Start

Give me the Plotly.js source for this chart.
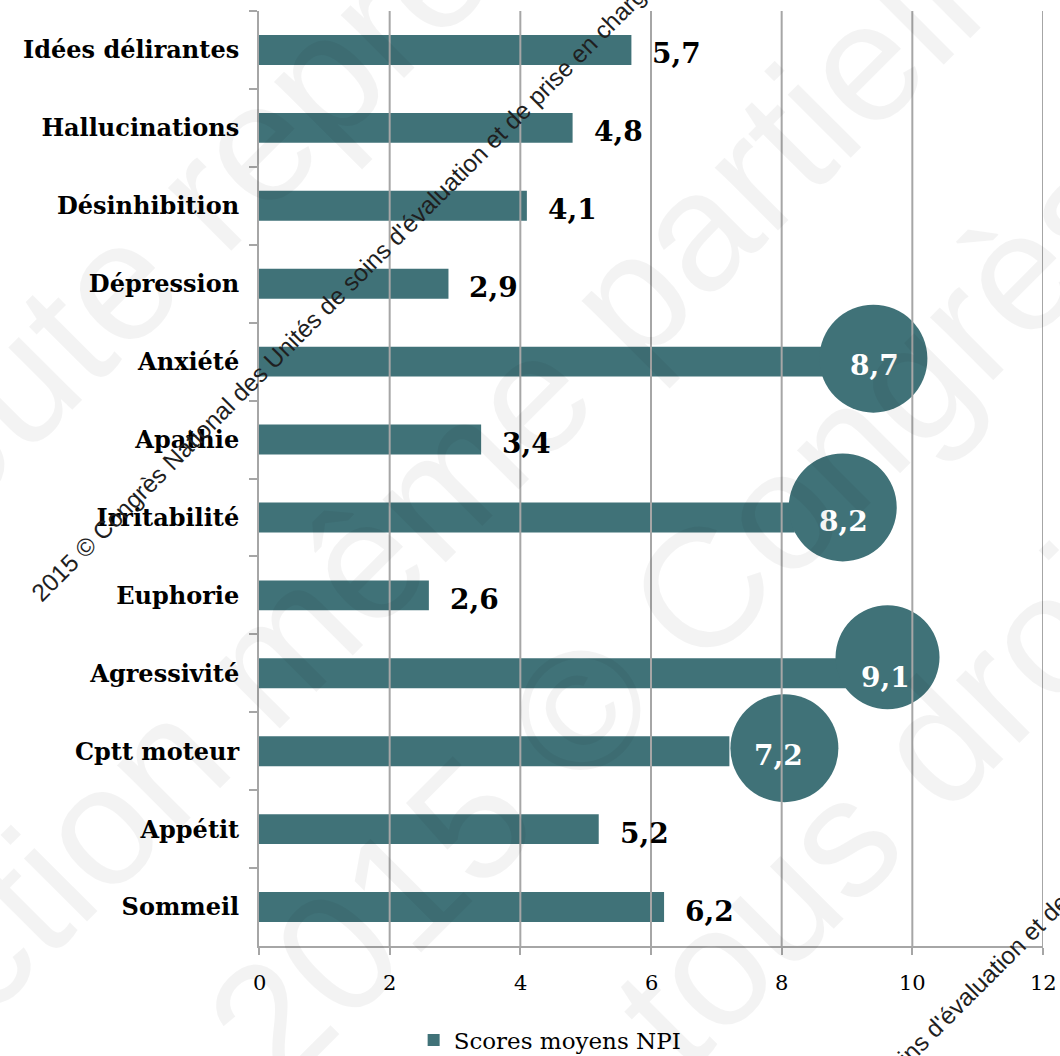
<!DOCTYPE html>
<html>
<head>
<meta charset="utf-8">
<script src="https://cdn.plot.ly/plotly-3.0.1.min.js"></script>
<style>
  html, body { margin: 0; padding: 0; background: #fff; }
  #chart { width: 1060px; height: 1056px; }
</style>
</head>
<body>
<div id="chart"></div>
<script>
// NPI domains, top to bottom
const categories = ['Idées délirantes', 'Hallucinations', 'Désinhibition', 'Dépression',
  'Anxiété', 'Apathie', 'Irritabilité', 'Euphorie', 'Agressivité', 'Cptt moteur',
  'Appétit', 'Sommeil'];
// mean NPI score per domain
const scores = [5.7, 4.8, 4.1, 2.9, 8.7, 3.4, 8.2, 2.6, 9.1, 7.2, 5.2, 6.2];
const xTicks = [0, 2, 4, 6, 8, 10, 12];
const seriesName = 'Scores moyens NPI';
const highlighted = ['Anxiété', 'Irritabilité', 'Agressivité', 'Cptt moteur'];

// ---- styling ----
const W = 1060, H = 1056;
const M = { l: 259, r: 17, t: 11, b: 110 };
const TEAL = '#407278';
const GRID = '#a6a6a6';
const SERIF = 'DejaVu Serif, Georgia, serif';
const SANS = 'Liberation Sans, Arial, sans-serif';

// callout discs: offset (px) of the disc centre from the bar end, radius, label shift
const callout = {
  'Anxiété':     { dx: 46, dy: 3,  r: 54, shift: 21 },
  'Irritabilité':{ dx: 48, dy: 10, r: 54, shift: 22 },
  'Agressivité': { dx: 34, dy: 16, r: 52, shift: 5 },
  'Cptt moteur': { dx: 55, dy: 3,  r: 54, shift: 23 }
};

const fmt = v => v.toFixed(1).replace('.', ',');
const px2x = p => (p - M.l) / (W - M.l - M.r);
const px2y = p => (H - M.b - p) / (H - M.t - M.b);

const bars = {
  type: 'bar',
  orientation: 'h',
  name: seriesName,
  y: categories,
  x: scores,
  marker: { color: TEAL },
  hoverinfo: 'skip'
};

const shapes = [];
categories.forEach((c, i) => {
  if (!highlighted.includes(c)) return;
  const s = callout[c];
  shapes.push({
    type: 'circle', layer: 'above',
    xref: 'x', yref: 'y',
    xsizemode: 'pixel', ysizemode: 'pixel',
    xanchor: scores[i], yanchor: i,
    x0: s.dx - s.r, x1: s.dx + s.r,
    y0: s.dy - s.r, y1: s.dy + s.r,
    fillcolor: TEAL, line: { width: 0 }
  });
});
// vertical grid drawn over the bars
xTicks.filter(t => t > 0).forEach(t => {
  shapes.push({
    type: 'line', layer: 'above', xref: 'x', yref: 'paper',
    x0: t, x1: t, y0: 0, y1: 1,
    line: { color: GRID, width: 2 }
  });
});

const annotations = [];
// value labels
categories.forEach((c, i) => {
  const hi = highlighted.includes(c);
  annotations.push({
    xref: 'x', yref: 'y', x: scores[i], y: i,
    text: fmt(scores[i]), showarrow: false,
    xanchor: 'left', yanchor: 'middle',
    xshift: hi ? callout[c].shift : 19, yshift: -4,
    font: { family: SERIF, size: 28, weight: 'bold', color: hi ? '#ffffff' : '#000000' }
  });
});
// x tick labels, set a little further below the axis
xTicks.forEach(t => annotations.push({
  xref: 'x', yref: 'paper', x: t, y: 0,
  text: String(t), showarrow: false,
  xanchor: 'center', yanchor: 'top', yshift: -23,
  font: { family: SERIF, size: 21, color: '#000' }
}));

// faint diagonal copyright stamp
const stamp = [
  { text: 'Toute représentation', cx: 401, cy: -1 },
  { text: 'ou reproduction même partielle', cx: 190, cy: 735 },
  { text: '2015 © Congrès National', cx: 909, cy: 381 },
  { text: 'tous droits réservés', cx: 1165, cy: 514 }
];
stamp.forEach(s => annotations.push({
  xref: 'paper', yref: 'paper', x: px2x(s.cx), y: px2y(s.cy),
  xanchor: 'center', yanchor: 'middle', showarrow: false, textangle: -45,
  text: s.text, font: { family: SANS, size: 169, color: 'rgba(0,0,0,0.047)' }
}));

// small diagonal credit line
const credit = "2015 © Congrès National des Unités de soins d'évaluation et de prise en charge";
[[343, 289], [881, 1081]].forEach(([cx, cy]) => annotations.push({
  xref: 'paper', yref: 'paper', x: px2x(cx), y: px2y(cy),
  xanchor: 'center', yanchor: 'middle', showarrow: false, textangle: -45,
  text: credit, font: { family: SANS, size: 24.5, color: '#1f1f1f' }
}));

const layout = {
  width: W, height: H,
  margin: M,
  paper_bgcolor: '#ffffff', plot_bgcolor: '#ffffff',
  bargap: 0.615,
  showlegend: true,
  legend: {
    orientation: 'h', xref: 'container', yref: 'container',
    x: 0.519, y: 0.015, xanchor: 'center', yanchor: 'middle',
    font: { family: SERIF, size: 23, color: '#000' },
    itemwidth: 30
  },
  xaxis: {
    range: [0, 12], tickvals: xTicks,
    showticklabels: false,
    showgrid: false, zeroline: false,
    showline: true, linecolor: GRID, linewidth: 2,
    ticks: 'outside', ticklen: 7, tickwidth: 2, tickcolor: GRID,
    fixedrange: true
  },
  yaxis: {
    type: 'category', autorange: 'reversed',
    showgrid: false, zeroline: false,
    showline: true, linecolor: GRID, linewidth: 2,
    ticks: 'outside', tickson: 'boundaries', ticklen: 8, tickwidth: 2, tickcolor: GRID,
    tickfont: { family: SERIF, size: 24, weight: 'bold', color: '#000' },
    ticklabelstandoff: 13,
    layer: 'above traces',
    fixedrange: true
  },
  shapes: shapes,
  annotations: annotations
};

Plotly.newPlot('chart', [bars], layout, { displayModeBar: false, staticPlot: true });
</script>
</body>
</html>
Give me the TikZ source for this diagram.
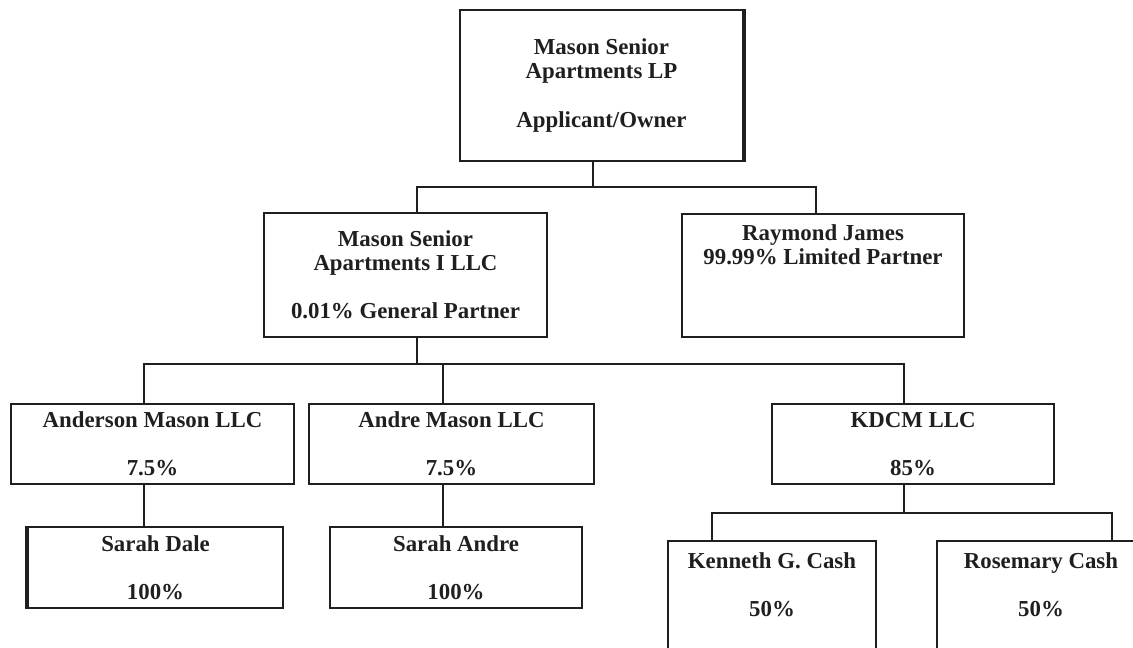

End

WRITTEN PROBLEM: Leave out the pictures and repeat exactly the lines from the start of the material through the line that contains "const SANS = 'Liberation", both included.

SOLUTION FOR THIS PROBLEM:
Give me the Plotly.js source for this chart.
<!DOCTYPE html>
<html>
<head>
<meta charset="utf-8">
<script src="https://cdn.plot.ly/plotly-3.0.1.min.js"></script>
<style>
  html, body { margin: 0; padding: 0; background: #fff; }
  #chart { width: 1060px; height: 1056px; }
</style>
</head>
<body>
<div id="chart"></div>
<script>
// NPI domains, top to bottom
const categories = ['Idées délirantes', 'Hallucinations', 'Désinhibition', 'Dépression',
  'Anxiété', 'Apathie', 'Irritabilité', 'Euphorie', 'Agressivité', 'Cptt moteur',
  'Appétit', 'Sommeil'];
// mean NPI score per domain
const scores = [5.7, 4.8, 4.1, 2.9, 8.7, 3.4, 8.2, 2.6, 9.1, 7.2, 5.2, 6.2];
const xTicks = [0, 2, 4, 6, 8, 10, 12];
const seriesName = 'Scores moyens NPI';
const highlighted = ['Anxiété', 'Irritabilité', 'Agressivité', 'Cptt moteur'];

// ---- styling ----
const W = 1060, H = 1056;
const M = { l: 259, r: 17, t: 11, b: 110 };
const TEAL = '#407278';
const GRID = '#a6a6a6';
const SERIF = 'DejaVu Serif, Georgia, serif';
const SANS = 'Liberation Sans, Arial, sans-serif';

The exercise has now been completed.